### Aim
Quote the listing below word for word, stopping after the line that contains "plt.rcParams['font.family'] = ['DejaVu Sans']".

### Data section
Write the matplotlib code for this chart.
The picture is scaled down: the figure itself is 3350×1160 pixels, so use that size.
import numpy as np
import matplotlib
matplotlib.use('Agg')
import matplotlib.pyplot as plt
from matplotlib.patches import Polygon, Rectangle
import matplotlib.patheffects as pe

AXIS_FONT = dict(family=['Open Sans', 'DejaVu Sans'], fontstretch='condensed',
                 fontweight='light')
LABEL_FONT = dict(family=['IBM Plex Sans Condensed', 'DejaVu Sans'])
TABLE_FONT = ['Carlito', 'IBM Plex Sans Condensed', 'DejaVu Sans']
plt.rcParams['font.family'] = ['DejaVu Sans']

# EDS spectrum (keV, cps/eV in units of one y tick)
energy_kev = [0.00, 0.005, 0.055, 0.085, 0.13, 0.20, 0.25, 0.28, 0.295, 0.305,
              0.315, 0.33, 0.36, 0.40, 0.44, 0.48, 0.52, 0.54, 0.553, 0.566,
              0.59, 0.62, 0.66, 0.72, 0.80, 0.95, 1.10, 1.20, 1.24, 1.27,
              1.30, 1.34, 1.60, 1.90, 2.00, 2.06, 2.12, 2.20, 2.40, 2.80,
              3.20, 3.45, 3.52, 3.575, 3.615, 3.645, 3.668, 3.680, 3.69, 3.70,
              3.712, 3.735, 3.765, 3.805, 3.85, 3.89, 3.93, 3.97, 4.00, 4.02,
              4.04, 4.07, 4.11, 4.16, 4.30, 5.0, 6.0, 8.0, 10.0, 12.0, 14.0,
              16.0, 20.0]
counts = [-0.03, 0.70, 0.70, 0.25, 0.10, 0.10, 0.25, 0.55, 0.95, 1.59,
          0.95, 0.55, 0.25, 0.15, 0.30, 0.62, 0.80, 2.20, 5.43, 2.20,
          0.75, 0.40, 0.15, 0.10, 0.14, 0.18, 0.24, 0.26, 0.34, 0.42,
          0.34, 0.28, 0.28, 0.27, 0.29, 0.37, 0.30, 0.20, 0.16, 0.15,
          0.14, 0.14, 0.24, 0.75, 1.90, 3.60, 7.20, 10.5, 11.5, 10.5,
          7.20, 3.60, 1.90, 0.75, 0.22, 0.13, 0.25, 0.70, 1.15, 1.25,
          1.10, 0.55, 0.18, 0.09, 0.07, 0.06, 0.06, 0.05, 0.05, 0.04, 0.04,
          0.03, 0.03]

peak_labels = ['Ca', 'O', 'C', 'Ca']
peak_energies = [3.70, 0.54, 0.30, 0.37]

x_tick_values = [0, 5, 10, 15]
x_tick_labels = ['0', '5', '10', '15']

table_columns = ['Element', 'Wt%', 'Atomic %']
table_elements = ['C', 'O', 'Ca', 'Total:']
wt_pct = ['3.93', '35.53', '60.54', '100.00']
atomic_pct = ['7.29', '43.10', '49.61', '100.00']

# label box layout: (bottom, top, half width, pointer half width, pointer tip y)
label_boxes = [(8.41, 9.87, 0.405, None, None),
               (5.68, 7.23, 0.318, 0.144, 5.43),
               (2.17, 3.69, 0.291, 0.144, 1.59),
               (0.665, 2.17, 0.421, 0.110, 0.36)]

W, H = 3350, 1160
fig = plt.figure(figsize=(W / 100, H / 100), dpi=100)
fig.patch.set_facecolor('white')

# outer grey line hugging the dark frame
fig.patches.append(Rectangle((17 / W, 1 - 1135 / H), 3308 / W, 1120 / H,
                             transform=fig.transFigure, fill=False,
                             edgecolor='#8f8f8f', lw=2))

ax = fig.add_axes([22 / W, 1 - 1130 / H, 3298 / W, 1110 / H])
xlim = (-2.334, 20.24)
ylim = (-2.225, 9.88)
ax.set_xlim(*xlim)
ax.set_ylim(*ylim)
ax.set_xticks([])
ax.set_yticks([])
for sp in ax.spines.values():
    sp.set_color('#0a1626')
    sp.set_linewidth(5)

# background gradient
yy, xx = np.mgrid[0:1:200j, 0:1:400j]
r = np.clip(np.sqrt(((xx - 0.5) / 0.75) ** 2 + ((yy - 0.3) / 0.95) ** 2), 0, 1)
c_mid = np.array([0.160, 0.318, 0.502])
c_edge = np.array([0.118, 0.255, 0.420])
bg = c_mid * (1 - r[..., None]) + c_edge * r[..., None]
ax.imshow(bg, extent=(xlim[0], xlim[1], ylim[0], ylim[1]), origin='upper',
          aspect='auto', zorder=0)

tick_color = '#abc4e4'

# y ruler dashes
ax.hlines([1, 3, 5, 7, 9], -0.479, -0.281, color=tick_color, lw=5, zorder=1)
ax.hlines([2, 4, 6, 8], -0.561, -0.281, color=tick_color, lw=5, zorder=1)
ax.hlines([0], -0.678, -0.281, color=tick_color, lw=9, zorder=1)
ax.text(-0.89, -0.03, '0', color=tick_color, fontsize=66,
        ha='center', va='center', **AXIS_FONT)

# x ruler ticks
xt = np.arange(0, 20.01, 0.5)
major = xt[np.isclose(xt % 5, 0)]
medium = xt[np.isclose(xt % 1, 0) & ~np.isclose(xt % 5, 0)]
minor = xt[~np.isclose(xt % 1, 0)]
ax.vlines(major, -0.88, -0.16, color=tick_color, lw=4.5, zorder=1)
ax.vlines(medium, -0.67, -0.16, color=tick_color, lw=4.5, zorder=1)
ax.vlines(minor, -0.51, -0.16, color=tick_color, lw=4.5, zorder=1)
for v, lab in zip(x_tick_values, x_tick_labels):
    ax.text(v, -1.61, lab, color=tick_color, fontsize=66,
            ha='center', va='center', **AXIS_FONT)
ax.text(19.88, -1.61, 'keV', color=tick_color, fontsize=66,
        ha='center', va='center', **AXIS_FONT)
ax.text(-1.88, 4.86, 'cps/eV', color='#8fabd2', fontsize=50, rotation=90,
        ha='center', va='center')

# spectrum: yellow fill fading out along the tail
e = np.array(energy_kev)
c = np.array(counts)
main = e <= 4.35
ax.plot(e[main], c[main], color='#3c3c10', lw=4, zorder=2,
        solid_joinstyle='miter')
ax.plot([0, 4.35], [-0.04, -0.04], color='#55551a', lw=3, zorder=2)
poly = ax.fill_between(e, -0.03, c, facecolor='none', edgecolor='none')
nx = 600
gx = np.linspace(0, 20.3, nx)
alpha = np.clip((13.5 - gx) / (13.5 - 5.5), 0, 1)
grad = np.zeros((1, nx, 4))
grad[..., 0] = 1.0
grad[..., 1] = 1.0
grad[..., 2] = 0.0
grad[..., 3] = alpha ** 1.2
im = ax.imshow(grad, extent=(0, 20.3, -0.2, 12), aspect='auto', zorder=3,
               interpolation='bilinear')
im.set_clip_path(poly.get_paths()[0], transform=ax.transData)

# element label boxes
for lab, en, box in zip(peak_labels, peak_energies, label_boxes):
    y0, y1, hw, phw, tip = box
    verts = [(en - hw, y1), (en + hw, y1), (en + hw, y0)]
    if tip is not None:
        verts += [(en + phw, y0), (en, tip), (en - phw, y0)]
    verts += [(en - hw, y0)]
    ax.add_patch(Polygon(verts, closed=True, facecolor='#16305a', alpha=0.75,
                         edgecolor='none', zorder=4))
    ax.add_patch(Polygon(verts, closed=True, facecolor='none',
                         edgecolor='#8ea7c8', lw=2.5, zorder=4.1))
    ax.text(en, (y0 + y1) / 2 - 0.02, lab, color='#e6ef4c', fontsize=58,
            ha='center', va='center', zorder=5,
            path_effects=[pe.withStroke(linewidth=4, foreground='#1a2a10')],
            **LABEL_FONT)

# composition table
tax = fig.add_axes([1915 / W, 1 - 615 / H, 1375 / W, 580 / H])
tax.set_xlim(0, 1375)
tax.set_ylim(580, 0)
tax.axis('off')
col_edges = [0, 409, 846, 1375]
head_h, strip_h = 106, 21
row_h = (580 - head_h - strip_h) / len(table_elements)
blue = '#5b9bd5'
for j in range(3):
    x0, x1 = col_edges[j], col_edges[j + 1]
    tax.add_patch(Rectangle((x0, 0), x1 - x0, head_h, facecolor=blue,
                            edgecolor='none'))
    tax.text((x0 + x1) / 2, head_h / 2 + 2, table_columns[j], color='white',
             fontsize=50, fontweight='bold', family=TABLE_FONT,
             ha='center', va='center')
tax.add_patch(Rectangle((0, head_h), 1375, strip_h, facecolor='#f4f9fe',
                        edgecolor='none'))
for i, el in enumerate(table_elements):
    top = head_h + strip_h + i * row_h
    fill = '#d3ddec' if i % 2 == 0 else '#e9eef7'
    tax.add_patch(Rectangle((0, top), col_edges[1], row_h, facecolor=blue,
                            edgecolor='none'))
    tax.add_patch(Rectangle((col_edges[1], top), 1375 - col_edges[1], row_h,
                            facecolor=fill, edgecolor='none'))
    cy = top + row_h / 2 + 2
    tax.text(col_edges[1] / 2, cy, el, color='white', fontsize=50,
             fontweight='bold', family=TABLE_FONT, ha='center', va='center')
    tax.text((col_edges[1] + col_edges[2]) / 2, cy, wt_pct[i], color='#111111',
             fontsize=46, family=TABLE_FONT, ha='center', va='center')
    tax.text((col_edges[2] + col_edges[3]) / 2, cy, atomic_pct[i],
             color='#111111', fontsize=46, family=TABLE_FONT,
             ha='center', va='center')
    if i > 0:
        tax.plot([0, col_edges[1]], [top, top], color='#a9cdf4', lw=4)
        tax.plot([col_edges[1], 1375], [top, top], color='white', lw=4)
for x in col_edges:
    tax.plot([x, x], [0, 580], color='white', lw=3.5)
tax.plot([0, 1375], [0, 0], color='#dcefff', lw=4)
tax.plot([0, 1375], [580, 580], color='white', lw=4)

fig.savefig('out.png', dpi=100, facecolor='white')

### Answer to this problem
Write the matplotlib code for this chart.
The picture is scaled down: the figure itself is 3350×1160 pixels, so use that size.
import numpy as np
import matplotlib
matplotlib.use('Agg')
import matplotlib.pyplot as plt
from matplotlib.patches import Polygon, Rectangle
import matplotlib.patheffects as pe

AXIS_FONT = dict(family=['Open Sans', 'DejaVu Sans'], fontstretch='condensed',
                 fontweight='light')
LABEL_FONT = dict(family=['IBM Plex Sans Condensed', 'DejaVu Sans'])
TABLE_FONT = ['Carlito', 'IBM Plex Sans Condensed', 'DejaVu Sans']
plt.rcParams['font.family'] = ['DejaVu Sans']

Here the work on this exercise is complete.